I am worried about Nicky Morgan. On this occasion it’s not the Education Secretary’s plans for our schools. It’s about her stance on gay marriage. Or, rather, her old stance. This week she told BBC Radio 4’s Today programme that she had changed her mind and would now back the new law, having opposed it at the time.
What concerns me is the reason she gave for opposing gay marriage in the first place. It turns out that the key influence was not her conscience but her postbag. She said: "At the end of the day as a Member of Parliament I'm also here to represent my constituents and I had requests of 10-to-1 asking me to vote against it. I wish people had come forward earlier to say that 'actually we'd like you to support it.'"
Let’s unpack that statement. In a separate interview with her local paper, the Leicester Mercury, she said that 285 constituents had asked her last year to oppose gay marriage, while just 24 supported it. Her Loughborough electorate at the last election was 77,505. So the state of her knowledge at the time of last year’s vote was: For gay marriage: 24, against 285, no information 77,196.
Good MPs know, or should know, that certain issues provoke passionate minorities on both sides of the argument. Postbags tell them about the ability of lobbies to marshal their supporters, not about the overall state of local opinion.
As far as I am aware, no proper poll was conducted in Loughborough at the time. But, as it happens, its voting figures in 2010 were broadly similar to those of Britain as a whole: both locally and nationally, the Conservatives enjoyed a seven per cent lead over Labour. So the chances are that local opinion was broadly in line with that of the country as a whole.
A YouGov poll at the time for the Sunday Times found that 54 per cent backed gay marriage while just 37 per cent opposed it. So, if Nicky Morgan was determined to abide by public opinion, she should have backed reform.
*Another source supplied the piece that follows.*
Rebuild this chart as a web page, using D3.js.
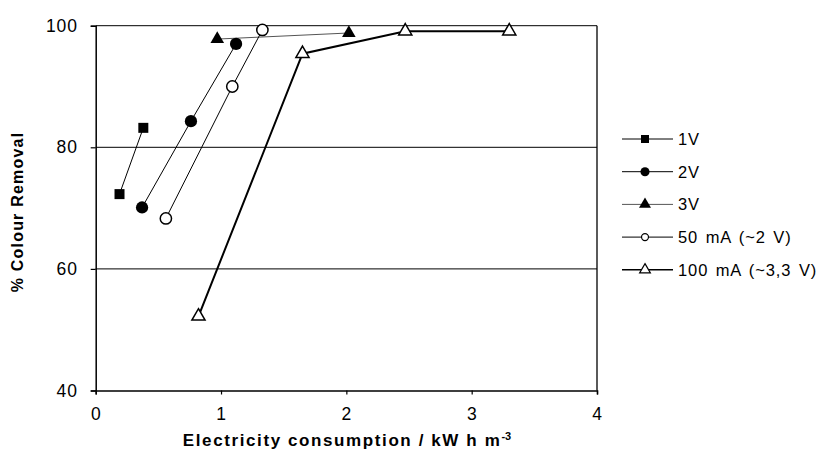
<!DOCTYPE html>
<html><head><meta charset="utf-8">
<script src="https://cdn.jsdelivr.net/npm/d3@7"></script>
<style>body{margin:0;background:#fff}svg{display:block}text{font-family:"Liberation Sans",Arial,sans-serif}</style>
</head><body><svg id="c" width="830" height="463"></svg>
<script>
const seriesNames = ["1V","2V","3V","50 mA (~2 V)","100 mA (~3,3 V)"];
const s1V_x = [0.19, 0.38];
const s1V_y = [72.3, 83.2];
const s2V_x = [0.37, 0.76, 1.12];
const s2V_y = [70.1, 84.3, 97.0];
const s3V_x = [0.97, 2.02];
const s3V_y = [97.8, 98.8];
const s50_x = [0.56, 1.09, 1.33];
const s50_y = [68.3, 90.0, 99.3];
const s100_x = [0.82, 1.65, 2.47, 3.30];
const s100_y = [52.2, 95.4, 99.1, 99.1];
const xTicks = [0,1,2,3,4];
const yTicks = [40,60,80,100];

const svg = d3.select("#c");
const x = d3.scaleLinear().domain([0,4]).range([95.7,597]);
const y = d3.scaleLinear().domain([40,100]).range([390.5,25.7]);

svg.append("g").selectAll("line").data(yTicks.filter(v=>v>40)).join("line")
  .attr("x1",x(0)).attr("x2",x(4)).attr("y1",d=>y(d)).attr("y2",d=>y(d))
  .attr("stroke","#000").attr("stroke-width",1);
svg.append("line").attr("x1",x(4)).attr("x2",x(4)).attr("y1",y(100)).attr("y2",y(40)).attr("stroke","#000").attr("stroke-width",1.3);

const xAxis = svg.append("g").attr("transform",`translate(0,${y(40)})`)
  .call(d3.axisBottom(x).tickValues(xTicks).tickSize(4).tickPadding(10).tickFormat(d3.format("d")));
const yAxis = svg.append("g").attr("transform",`translate(${x(0)},0)`)
  .call(d3.axisLeft(y).tickValues(yTicks).tickSize(5).tickPadding(13).tickFormat(d3.format("d")));
[xAxis,yAxis].forEach(a=>{
  a.select(".domain").attr("stroke","#000").attr("stroke-width",1.5);
  a.selectAll(".tick line").attr("stroke","#000").attr("stroke-width",1.2);
  a.selectAll("text").attr("font-size",17.5).attr("fill","#000").attr("letter-spacing",0.8)
   .style("font-family","Liberation Sans, Arial, sans-serif");
});
xAxis.selectAll("text").attr("dy","0.9em");

const series = [
  {xs:s1V_x, ys:s1V_y, sym:"square", fill:"#000", lw:1, lc:"#000", size:100, lsize:64},
  {xs:s2V_x, ys:s2V_y, sym:"circle", fill:"#000", lw:1, lc:"#000", size:118, lsize:65},
  {xs:s3V_x, ys:s3V_y, sym:"triangle", fill:"#000", lw:1, lc:"#555", size:80, lsize:62},
  {xs:s50_x, ys:s50_y, sym:"circle", fill:"#fff", lw:1, lc:"#000", size:100, lsize:38},
  {xs:s100_x, ys:s100_y, sym:"triangle", fill:"#fff", lw:2, lc:"#000", size:75, lsize:50}
];
const symMap = {square:d3.symbolSquare, circle:d3.symbolCircle, triangle:d3.symbolTriangle};
const line = d3.line().x(d=>x(d[0])).y(d=>y(d[1]));

series.forEach(s=>{
  const pts = s.xs.map((v,i)=>[v,s.ys[i]]);
  svg.append("path").attr("d",line(pts)).attr("fill","none").attr("stroke",s.lc).attr("stroke-width",s.lw);
});
series.forEach(s=>{
  const pts = s.xs.map((v,i)=>[v,s.ys[i]]);
  svg.append("g").selectAll("path").data(pts).join("path")
    .attr("d",d3.symbol().type(symMap[s.sym]).size(s.size))
    .attr("transform",d=>`translate(${x(d[0])},${y(d[1])})`)
    .attr("fill",s.fill).attr("stroke","#000").attr("stroke-width",s.fill==="#fff"?1.5:0);
});

const lg = svg.append("g");
series.forEach((s,i)=>{
  const ly = 139 + i*32.7;
  lg.append("line").attr("x1",622).attr("x2",673).attr("y1",ly).attr("y2",ly).attr("stroke",s.lc).attr("stroke-width",s.lw===2?1.6:1);
  lg.append("path").attr("d",d3.symbol().type(symMap[s.sym]).size(s.lsize)).attr("transform",`translate(645,${ly})`)
    .attr("fill",s.fill).attr("stroke","#000").attr("stroke-width",s.fill==="#fff"?1.2:0);
  lg.append("text").attr("x",678).attr("y",ly+6).attr("font-size",16.5).attr("letter-spacing",0.9).attr("word-spacing",2).text(seriesNames[i]);
});

const xt = svg.append("text").attr("x",347).attr("y",446).attr("text-anchor","middle").attr("font-size",17).attr("font-weight","bold").attr("letter-spacing",1.6);
xt.append("tspan").text("Electricity consumption / kW h m");
xt.append("tspan").attr("dy",-6).attr("font-size",11).attr("letter-spacing",0).text("-3");
svg.append("text").attr("transform","translate(23,212) rotate(-90)").attr("text-anchor","middle").attr("font-size",16).attr("font-weight","bold").attr("letter-spacing",1.2).text("% Colour Removal");
</script></body></html>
However, her misreading of public opinion is, to my mind, the lesser failing. Worse was the way she allowed herself to be pushed around by public opinion at all. As a pollster, I might be thought to approve of poll-driven policy decisions. I don’t. Polls should inform debate; they can be a vital means of communication between MPs and voters. But I am with Edmund Burke. Politicians are our representatives, not our delegates. They should decide issues on their merits. They should lead the electorate, not follow it.
This is what he told his Bristol voters in 1774. His argument is just as valid today:
"Certainly, gentlemen, it ought to be the happiness and glory of a representative to live in the strictest union, the closest correspondence, and the most unreserved communication with his constituents…But his unbiased opinion, his mature judgment, his enlightened conscience, he ought not to sacrifice to you—to any man, or to any set of men living… Your representative owes you, not his industry only, but his judgment; and he betrays, instead of serving, you if he sacrifices it to your opinion."